Из дневников
1915 год
День из тех, что могут служить образцом чего-то в нашей жизни среднего, неприметного. Завтракаем, беседую с миссис Ле Гри[447]
. Жалуется мне на чудовищный аппетит бельгийцев – любят всё жаренное на сливочном масле. «Им на все наплевать». Граф, который ужинал с ними на Рождество, покончив со свининой и индейкой, заявил, что съел бы еще одно мясное блюдо. Вот миссис Ле Гри и надеется, что война скоро кончится. Если, говорит, они столько едят в ссылке, сколько ж, интересно знать, съедают у себя дома? Потом мы с Л. садимся писать, он кончает рецензию на «Народные сказки»[448], я – рассказ про бедного Эффи, написала страницы четыре; обедаем, читаем газеты, сходимся на том, что нового – ничего. Иду наверх и двадцать минут читаю «Гая Маннеринга»[449], потом выводим Макса на прогулку. На полпути к мосту поворачиваем назад: река поднялась, вода приливает, точно кровь к сердцу. Через пять минут дорога, по которой мы только что прошли, оказалась под водой, глубина несколько дюймов. Удивительная вещь эти пригороды: самые отвратительные маленькие красные домишки никогда не пустуют, нигде ни одного открытого или незанавешенного окна. Должно быть, люди гордятся своим занавесками, хвастаются ими. В одном из домов занавески из желтого шелка в кружевную полоску. В комнатах, верно, полумрак, пахнет мясом и человеческими особями. Занавески на окнах, надо полагать, признак респектабельности – Софи всегда придерживалась этой точки зрения. Потом – за покупками. Субботним вечером женщины осаждают прилавки, стоят порой в три ряда. Я всегда выбираю пустые магазины, где платишь на полпенса больше. Потом пили чай с медом и сливками, а сейчас Л. печатает на машинке. Весь вечер будем читать, а потом ляжем спать.Странно, как старые обычаи, казалось бы, давно похороненные, дают себя знать. На Гайд-парк Гейт[450]
мы всегда воскресным утром чистили столовое серебро. Вот и здесь ловлю себя на том, что по воскресеньям не сижу без дела: сегодня печатала, потом прибиралась в комнате и занималась расчетами – на этой неделе очень сложными. У меня три мешочка с мелочью, и я все время перекладываю деньги из одного в другой.
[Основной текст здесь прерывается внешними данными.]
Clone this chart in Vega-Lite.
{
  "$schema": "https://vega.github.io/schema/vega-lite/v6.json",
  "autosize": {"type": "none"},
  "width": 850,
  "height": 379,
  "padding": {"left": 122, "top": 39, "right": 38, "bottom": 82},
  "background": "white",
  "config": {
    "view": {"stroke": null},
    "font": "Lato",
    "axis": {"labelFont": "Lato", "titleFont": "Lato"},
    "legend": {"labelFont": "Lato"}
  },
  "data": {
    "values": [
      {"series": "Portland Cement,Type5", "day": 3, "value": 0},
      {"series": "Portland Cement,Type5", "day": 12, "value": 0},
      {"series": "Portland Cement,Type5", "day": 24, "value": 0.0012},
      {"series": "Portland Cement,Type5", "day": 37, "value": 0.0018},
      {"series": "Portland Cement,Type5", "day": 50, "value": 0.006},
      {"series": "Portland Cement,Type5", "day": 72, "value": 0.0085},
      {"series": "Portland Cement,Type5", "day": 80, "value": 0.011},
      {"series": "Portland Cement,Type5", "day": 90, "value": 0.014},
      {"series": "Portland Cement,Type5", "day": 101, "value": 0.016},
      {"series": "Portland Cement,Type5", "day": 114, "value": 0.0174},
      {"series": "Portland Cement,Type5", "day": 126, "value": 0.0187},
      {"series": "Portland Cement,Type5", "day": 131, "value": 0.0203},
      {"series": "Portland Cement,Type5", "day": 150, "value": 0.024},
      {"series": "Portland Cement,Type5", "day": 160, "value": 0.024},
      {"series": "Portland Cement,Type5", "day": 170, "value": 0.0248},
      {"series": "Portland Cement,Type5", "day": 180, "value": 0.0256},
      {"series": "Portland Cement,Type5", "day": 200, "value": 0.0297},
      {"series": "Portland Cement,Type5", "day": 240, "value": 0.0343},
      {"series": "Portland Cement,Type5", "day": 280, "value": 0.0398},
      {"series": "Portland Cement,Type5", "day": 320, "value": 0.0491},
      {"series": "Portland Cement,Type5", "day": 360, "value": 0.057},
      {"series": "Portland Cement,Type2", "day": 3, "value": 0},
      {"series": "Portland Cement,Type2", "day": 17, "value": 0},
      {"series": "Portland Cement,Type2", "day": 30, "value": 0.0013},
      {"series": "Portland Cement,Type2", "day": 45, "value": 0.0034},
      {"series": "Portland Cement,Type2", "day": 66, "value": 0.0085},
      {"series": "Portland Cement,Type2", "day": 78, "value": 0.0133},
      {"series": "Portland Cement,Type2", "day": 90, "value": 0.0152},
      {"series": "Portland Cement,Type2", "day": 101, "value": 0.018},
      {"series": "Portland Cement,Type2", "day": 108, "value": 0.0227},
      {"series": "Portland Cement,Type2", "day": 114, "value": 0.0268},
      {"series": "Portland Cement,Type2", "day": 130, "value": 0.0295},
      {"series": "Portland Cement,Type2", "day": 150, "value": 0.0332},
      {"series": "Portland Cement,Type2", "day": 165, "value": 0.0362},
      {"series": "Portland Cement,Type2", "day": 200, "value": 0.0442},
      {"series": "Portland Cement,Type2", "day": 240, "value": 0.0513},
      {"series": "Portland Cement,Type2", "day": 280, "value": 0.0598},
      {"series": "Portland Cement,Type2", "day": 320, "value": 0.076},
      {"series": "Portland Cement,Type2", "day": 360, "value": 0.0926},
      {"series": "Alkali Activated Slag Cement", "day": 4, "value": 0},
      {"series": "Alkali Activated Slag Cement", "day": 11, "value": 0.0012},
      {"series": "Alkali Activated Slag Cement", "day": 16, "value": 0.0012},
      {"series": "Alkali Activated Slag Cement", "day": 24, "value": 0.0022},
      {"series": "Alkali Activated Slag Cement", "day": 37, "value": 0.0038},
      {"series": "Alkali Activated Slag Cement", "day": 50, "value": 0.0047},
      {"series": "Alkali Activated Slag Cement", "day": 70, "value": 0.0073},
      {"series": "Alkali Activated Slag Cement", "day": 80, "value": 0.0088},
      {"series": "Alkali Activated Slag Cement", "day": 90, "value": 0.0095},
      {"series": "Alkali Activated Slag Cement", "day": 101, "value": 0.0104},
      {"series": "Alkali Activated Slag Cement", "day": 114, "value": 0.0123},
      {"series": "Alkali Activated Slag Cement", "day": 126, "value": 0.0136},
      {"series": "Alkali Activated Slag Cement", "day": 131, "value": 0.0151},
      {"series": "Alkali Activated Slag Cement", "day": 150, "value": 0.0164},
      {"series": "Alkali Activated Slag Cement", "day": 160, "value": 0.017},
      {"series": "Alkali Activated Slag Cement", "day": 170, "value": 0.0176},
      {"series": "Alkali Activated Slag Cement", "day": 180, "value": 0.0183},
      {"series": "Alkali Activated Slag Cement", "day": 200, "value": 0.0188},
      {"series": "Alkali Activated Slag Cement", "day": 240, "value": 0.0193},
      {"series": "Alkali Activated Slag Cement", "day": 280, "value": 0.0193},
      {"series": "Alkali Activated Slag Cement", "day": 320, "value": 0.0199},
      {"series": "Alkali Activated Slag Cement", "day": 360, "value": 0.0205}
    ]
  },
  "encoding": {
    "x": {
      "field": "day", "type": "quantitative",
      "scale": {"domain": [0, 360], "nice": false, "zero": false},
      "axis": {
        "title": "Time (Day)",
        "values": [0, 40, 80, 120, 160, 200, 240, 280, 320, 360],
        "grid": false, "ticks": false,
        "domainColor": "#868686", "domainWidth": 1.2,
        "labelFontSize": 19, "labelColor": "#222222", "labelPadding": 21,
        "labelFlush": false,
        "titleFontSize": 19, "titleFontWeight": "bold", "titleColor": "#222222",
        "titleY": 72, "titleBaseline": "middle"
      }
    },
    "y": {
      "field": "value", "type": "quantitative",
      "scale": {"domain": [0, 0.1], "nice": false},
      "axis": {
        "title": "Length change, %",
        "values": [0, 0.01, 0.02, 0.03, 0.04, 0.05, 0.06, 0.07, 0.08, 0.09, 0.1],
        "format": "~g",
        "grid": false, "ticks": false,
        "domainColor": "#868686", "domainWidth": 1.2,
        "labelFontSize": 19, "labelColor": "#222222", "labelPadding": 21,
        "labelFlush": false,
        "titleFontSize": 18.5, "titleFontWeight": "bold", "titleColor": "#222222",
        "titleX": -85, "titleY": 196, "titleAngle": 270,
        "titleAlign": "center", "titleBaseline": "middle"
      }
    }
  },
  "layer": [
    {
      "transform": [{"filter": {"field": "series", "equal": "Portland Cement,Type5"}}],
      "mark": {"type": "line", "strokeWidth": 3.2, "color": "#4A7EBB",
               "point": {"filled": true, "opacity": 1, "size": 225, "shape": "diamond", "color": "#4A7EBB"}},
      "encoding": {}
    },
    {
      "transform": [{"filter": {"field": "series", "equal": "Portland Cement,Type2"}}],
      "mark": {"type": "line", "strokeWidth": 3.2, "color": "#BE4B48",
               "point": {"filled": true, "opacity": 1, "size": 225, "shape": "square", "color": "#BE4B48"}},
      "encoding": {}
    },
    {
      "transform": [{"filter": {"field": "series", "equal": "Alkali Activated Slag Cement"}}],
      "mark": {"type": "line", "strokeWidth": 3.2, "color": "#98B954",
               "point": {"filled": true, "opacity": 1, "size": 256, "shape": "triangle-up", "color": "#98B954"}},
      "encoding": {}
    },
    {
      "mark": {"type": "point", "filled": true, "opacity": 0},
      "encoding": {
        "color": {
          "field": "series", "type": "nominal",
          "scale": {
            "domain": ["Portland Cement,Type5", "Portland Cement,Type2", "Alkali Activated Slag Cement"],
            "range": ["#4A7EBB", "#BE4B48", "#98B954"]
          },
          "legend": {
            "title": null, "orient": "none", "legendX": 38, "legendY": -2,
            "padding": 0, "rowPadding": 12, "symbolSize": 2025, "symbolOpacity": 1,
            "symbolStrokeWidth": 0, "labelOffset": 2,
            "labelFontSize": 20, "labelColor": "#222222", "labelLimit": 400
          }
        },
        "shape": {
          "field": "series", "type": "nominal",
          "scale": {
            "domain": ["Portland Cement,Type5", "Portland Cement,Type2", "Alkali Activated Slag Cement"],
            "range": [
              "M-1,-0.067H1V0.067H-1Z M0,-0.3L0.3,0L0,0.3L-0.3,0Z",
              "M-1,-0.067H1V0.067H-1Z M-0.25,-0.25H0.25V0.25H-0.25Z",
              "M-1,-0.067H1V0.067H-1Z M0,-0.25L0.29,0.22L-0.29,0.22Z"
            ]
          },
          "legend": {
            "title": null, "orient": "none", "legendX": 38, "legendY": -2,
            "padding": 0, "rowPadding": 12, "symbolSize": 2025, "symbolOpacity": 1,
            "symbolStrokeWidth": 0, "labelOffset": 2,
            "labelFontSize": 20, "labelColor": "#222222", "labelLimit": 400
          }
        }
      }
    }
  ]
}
Днем ходили на концерт в Куинз-Холл. Отвыкла от музыки, не слушала ее несколько недель и поняла, что патриотизм – низкое чувство. <…> Когда играли гимн, ощущала только одно – полное отсутствие эмоций в зале. Если бы англичане не стыдились в открытую говорить о ватерклозетах и совокуплении, тогда бы они могли испытывать человеческие чувства. А так призыв к сплочению невозможен: у каждого ведь свое пальто, свой меховой воротник. Когда смотрю в подземке на лица себе подобных, начинаю их ненавидеть. Право, сырая красная говядина и серебристая селедка на глаз куда краше.Не люблю еврейские голоса, не люблю еврейский смех – в противном случае нельзя было бы не воздать Флоре Вулф[451]
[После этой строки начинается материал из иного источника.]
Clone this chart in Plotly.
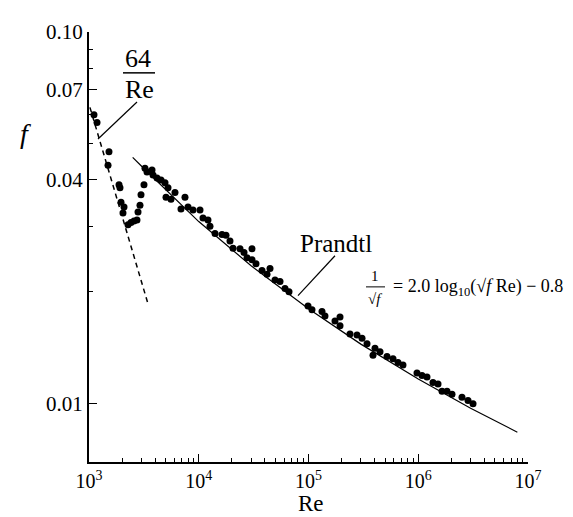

должное: печатает на машинке, владеет стенографией, поет, играет в шахматы, пишет рассказы, которые иной раз у нее берут, и зарабатывает 30 фунтов в неделю секретарем ректора Шотландской церкви в Лондоне. И, владея столь разнообразными искусствами, будет радоваться жизни до глубокой старости, как человек, играющий пятью бильярдными шарами одновременно. <…> После обеда пришел Филип, у него четырехдневный отпуск. До смерти устал от солдатской жизни[452], рассказывал нам истории об армейском идиотизме, в который трудно поверить. На днях они обнаружили дезертира и отдали его под суд, а потом выяснилось, что человека этого не существует. Их полковник говорит: «Джентльмены, я люблю хорошо одетых молодых людей» – и избавляется от рекрутов, которые одеваются плохо. Ко всему прочему, фронт в кавалерии больше не нуждается, и они, вполне возможно, так в Колчестере и просидят. Еще один сумрачный, дождливый день. Над головой пролетел аэроплан.